Crunchy Leaves + A Free Fall Printable!

You know that when you read my thoughts on here you're pretty much always going to get some sort of touchy-feely-inside-of-my-head-and-emotions kind of thing, and today is no different.  Lately, I've been feeling like my life has amounted to a lot of routine and going through the motions.  I've been trying too hard to be in control of certain situations and areas of my life that I have no business controlling.

I've been amazed lately at the beauty that surrounds me in the changing leaves.  Scott and I went on a run yesterday and I felt invigorated by the crunching of the leaves beneath my feet with each leap forward.  Scott mentioned that he felt like we were running faster than we normally do, and I thought he was probably right, and that it was probably because of the crisp fall air and the happiness I felt with being outside on such a beautiful day.  The sun was setting and I kept telling him to look at how beautiful the sky was, which reminded me of the breathtaking sky I had seen on my way home from work that morning, made to be even more dramatic and wonderful against the orange and red trees along the road.  

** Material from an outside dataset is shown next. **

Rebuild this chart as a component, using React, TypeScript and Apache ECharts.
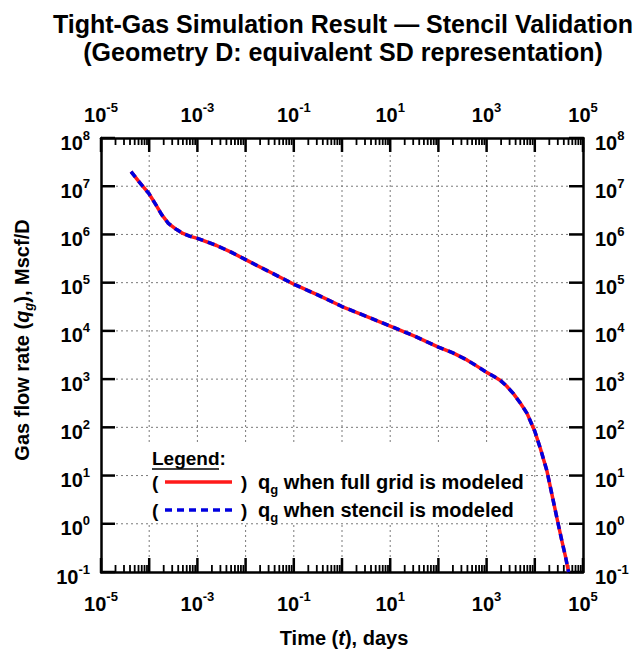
import React, { useEffect, useRef } from "react";
import * as echarts from "echarts";

// Time (days)
const timeDays = [
  4.2e-5, 6.3e-5, 1.0e-4, 1.4e-4, 1.8e-4, 2.5e-4, 3.7e-4, 5.0e-4, 7.1e-4, 1.0e-3,
  2.5e-3, 5.0e-3, 1.0e-2, 3.2e-2, 0.1, 0.32, 1, 3.2, 10, 32,
  100, 200, 390, 630, 1000, 1400, 1900, 2600, 3600, 5000,
  6900, 10000, 13200, 17800, 24500, 30200, 36300, 43700, 50100,
];
// Gas flow rate (Mscf/D) when full grid is modeled
const fullGridRate = [
  2.0e7, 1.2e7, 6.9e6, 4.0e6, 2.6e6, 1.7e6, 1.26e6, 1.05e6, 9.1e5, 8.3e5,
  5.9e5, 4.3e5, 3.0e5, 1.66e5, 9.3e4, 5.5e4, 3.2e4, 2.0e4, 1.26e4, 7.8e3,
  4.6e3, 3.5e3, 2.5e3, 1.86e3, 1.38e3, 1.15e3, 950, 720, 500, 320,
  195, 83, 35, 12.6, 2.8, 1.05, 0.45, 0.2, 0.1,
];
// Gas flow rate (Mscf/D) when stencil is modeled
const stencilRate = [
  2.0e7, 1.2e7, 6.9e6, 4.0e6, 2.6e6, 1.7e6, 1.26e6, 1.05e6, 9.1e5, 8.3e5,
  5.9e5, 4.3e5, 3.0e5, 1.66e5, 9.3e4, 5.5e4, 3.2e4, 2.0e4, 1.26e4, 7.8e3,
  4.6e3, 3.5e3, 2.5e3, 1.86e3, 1.38e3, 1.15e3, 950, 720, 500, 320,
  195, 83, 35, 12.6, 2.8, 1.05, 0.45, 0.2, 0.1,
];

const X_MIN = 1e-5;
const X_MAX = 1e5;
const Y_MIN = 1e-1;
const Y_MAX = 1e8;

// decade exponents for major ticks / grid lines
const xExponents = [-5, -4, -3, -2, -1, 0, 1, 2, 3, 4, 5];
const yExponents = [-1, 0, 1, 2, 3, 4, 5, 6, 7, 8];
const minorMultipliers = [2, 3, 4, 5, 6, 7, 8, 9];

const titleLines = [
  "Tight-Gas Simulation Result \u2014 Stencil Validation",
  "(Geometry D: equivalent SD representation)",
];

const FONT = '"Liberation Sans", Arial, Helvetica, sans-serif';

const tickRich = {
  b: { fontSize: 20, fontWeight: "bold", fontFamily: FONT, color: "#000", lineHeight: 28 },
  s: { fontSize: 13, fontWeight: "bold", fontFamily: FONT, color: "#000", lineHeight: 6, verticalAlign: "top" },
};

const expOf = (v: number) => Math.round(Math.log10(v));
const xFmt = (v: number) => {
  const e = expOf(v);
  return e % 2 !== 0 ? `{b|10}{s|${e}}` : "";
};
const yFmt = (v: number) => `{b|10}{s|${expOf(v)}}`;

export default function App() {
  const ref = useRef<HTMLDivElement>(null);
  useEffect(() => {
    if (!ref.current) return;
    const chart = echarts.init(ref.current, null, { renderer: "svg" });

    const minorTicks: number[][] = [];
    xExponents.slice(0, -1).forEach((e) =>
      minorMultipliers.forEach((m) => minorTicks.push([m * Math.pow(10, e), Y_MIN]))
    );
    const xMajor = xExponents.map((e) => [Math.pow(10, e), Y_MIN]);
    const yMajor = yExponents.map((e) => [X_MIN, Math.pow(10, e)]);

    const axisLineStyle = { color: "#000", width: 2.5 };
    const GRID = { stroke: "#7a7a7a", lineWidth: 1, lineDash: [2, 3] };
    const TICK = { stroke: "#000", lineWidth: 2.5 };
    const MINOR = { stroke: "#000", lineWidth: 1.8 };

    const txt = (x: number, y: number, text: string, extra: any = {}) => ({
      type: "text",
      x,
      y,
      z: 20,
      style: {
        text,
        fontSize: 19,
        fontWeight: "bold",
        fontFamily: FONT,
        fill: "#000",
        verticalAlign: "middle",
        ...extra,
      },
    });

    const legendRich = {
      q: { fontSize: 20, fontWeight: "bold", fontFamily: FONT, color: "#000", lineHeight: 28 },
      g: { fontSize: 13, fontWeight: "bold", fontFamily: FONT, color: "#000", lineHeight: 14, verticalAlign: "bottom" },
    };

    const logX = (position: string, margin: number) => ({
      type: "log",
      logBase: 10,
      min: X_MIN,
      max: X_MAX,
      interval: 1,
      position,
      axisLine: { show: true, lineStyle: axisLineStyle },
      axisTick: { show: false },
      axisLabel: { interval: 0, formatter: xFmt, rich: tickRich, margin },
      splitLine: { show: false },
    });
    const logY = (position: string, margin: number) => ({
      type: "log",
      logBase: 10,
      min: Y_MIN,
      max: Y_MAX,
      interval: 1,
      position,
      axisLine: { show: true, lineStyle: axisLineStyle },
      axisTick: { show: false },
      axisLabel: { interval: 0, formatter: yFmt, rich: tickRich, margin, padding: [9, 0, 0, 0] },
      splitLine: { show: false },
    });

    const option: any = {
      animation: false,
      backgroundColor: "#fff",
      title: {
        text: titleLines.join("\n"),
        left: 338,
        top: 5,
        textAlign: "center",
        textStyle: {
          fontSize: 25,
          fontWeight: "bold",
          fontFamily: FONT,
          color: "#000",
          lineHeight: 28,
        },
      },
      grid: { left: 101, top: 138, width: 482, height: 434, containLabel: false },
      xAxis: [logX("bottom", 18), logX("top", 9)],
      yAxis: [logY("left", 11), logY("right", 12)],
      series: [
        {
          // vertical grid lines + major x ticks (bottom & top)
          type: "custom",
          xAxisIndex: 0,
          yAxisIndex: 0,
          silent: true,
          clip: false,
          data: xMajor,
          z: 1,
          renderItem: (_p: any, api: any) => {
            const t = api.value(0);
            const b = api.coord([t, Y_MIN]);
            const tp = api.coord([t, Y_MAX]);
            const inner = t > X_MIN * 1.01 && t < X_MAX / 1.01;
            const children: any[] = [];
            if (inner) children.push({ type: "line", shape: { x1: b[0], y1: b[1], x2: tp[0], y2: tp[1] }, style: GRID });
            children.push({ type: "line", z2: 5, shape: { x1: b[0], y1: b[1], x2: b[0], y2: b[1] - 14 }, style: TICK });
            children.push({ type: "line", z2: 5, shape: { x1: tp[0], y1: tp[1], x2: tp[0], y2: tp[1] + 14 }, style: TICK });
            return { type: "group", children };
          },
        },
        {
          // horizontal grid lines + major y ticks (left & right)
          type: "custom",
          xAxisIndex: 0,
          yAxisIndex: 0,
          silent: true,
          clip: false,
          data: yMajor,
          z: 1,
          renderItem: (_p: any, api: any) => {
            const v = api.value(1);
            const l = api.coord([X_MIN, v]);
            const r = api.coord([X_MAX, v]);
            const inner = v > Y_MIN * 1.01 && v < Y_MAX / 1.01;
            const children: any[] = [];
            if (inner) children.push({ type: "line", shape: { x1: l[0], y1: l[1], x2: r[0], y2: r[1] }, style: GRID });
            children.push({ type: "line", z2: 5, shape: { x1: l[0], y1: l[1], x2: l[0] + 14, y2: l[1] }, style: TICK });
            children.push({ type: "line", z2: 5, shape: { x1: r[0], y1: r[1], x2: r[0] - 14, y2: r[1] }, style: TICK });
            return { type: "group", children };
          },
        },
        {
          // minor x ticks (bottom & top)
          type: "custom",
          xAxisIndex: 0,
          yAxisIndex: 0,
          silent: true,
          clip: false,
          data: minorTicks,
          z: 1,
          renderItem: (_p: any, api: any) => {
            const t = api.value(0);
            const b = api.coord([t, Y_MIN]);
            const tp = api.coord([t, Y_MAX]);
            return {
              type: "group",
              children: [
                { type: "line", shape: { x1: b[0], y1: b[1], x2: b[0], y2: b[1] - 7 }, style: MINOR },
                { type: "line", shape: { x1: tp[0], y1: tp[1], x2: tp[0], y2: tp[1] + 7 }, style: MINOR },
              ],
            };
          },
        },
        {
          name: "full grid",
          type: "line",
          xAxisIndex: 0,
          yAxisIndex: 0,
          data: timeDays.map((t, i) => [t, fullGridRate[i]]),
          showSymbol: false,
          symbol: "none",
          smooth: false,
          lineStyle: { color: "#ff1a1a", width: 3.5, join: "round" },
          z: 3,
        },
        {
          name: "stencil",
          type: "line",
          xAxisIndex: 0,
          yAxisIndex: 0,
          data: timeDays.map((t, i) => [t, stencilRate[i]]),
          showSymbol: false,
          symbol: "none",
          smooth: false,
          lineStyle: { color: "#0000e0", width: 3.5, type: [7, 5], join: "round" },
          z: 4,
        },
      ],
      graphic: [
        { type: "rect", z: 10, shape: { x: 148, y: 445, width: 377, height: 77 }, style: { fill: "#fff" } },
        txt(152, 458, "Legend:"),
        { type: "line", z: 20, shape: { x1: 152, y1: 469, x2: 219, y2: 469 }, style: { stroke: "#000", lineWidth: 1.5 } },
        txt(152, 482, "("),
        { type: "line", z: 20, shape: { x1: 165, y1: 482, x2: 232, y2: 482 }, style: { stroke: "#ff1a1a", lineWidth: 3.5 } },
        txt(241, 482, ")"),
        {
          type: "text",
          x: 258,
          y: 482,
          z: 20,
          style: { text: "{q|q}{g|g}{q| when full grid is modeled}", rich: legendRich, verticalAlign: "middle" },
        },
        txt(152, 510, "("),
        { type: "line", z: 20, shape: { x1: 165, y1: 510, x2: 232, y2: 510 }, style: { stroke: "#0000e0", lineWidth: 3.5, lineDash: [7, 5] } },
        txt(241, 510, ")"),
        {
          type: "text",
          x: 258,
          y: 510,
          z: 20,
          style: { text: "{q|q}{g|g}{q| when stencil is modeled}", rich: legendRich, verticalAlign: "middle" },
        },
        {
          type: "text",
          x: 344,
          y: 638,
          z: 20,
          style: {
            text: "{n|Time (}{i|t}{n|), days}",
            align: "center",
            verticalAlign: "middle",
            rich: {
              n: { fontSize: 20, fontWeight: "bold", fontFamily: FONT, color: "#000" },
              i: { fontSize: 20, fontWeight: "bold", fontStyle: "italic", fontFamily: FONT, color: "#000" },
            },
          },
        },
        {
          type: "text",
          x: 22,
          y: 340,
          z: 20,
          rotation: Math.PI / 2,
          style: {
            text: "{n|Gas flow rate (}{i|q}{s|g}{n|), Mscf/D}",
            align: "center",
            verticalAlign: "middle",
            rich: {
              n: { fontSize: 20, fontWeight: "bold", fontFamily: FONT, color: "#000", lineHeight: 26 },
              i: { fontSize: 20, fontWeight: "bold", fontStyle: "italic", fontFamily: FONT, color: "#000", lineHeight: 26 },
              s: { fontSize: 13, fontWeight: "bold", fontStyle: "italic", fontFamily: FONT, color: "#000", lineHeight: 14, verticalAlign: "bottom" },
            },
          },
        },
      ],
    };

    chart.setOption(option);
    return () => chart.dispose();
  }, []);

  return (
    <div
      ref={ref}
      style={{ position: "absolute", left: 0, top: 0, width: 635, height: 655, background: "#fff" }}
    />
  );
}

I realized that it all points me back to a God who painted all of this, who made these trees and this sky and these seasons.  And it reminds me to be thankful, to stand in awe at the beauty that is His creation.  So last night, after our run, I reflected on how much time I've spent thinking about myself lately, and how little time I've spent with Jesus and investing in other people around me.  I dug my Bible out of the bag that it's been sitting in for a few weeks now and I opened it to one of my favorite books, Ruth.  And I read about a beautiful woman who God redeemed despite very difficult life circumstances, and I reflected on how He does this with me every day when I ignore Him, don't spend time with Him, and live selfishly instead of selflessly.  The crunchy leaves and the crisp air were His call for me to come back, a reminder of all that is beautiful and created comes from Him.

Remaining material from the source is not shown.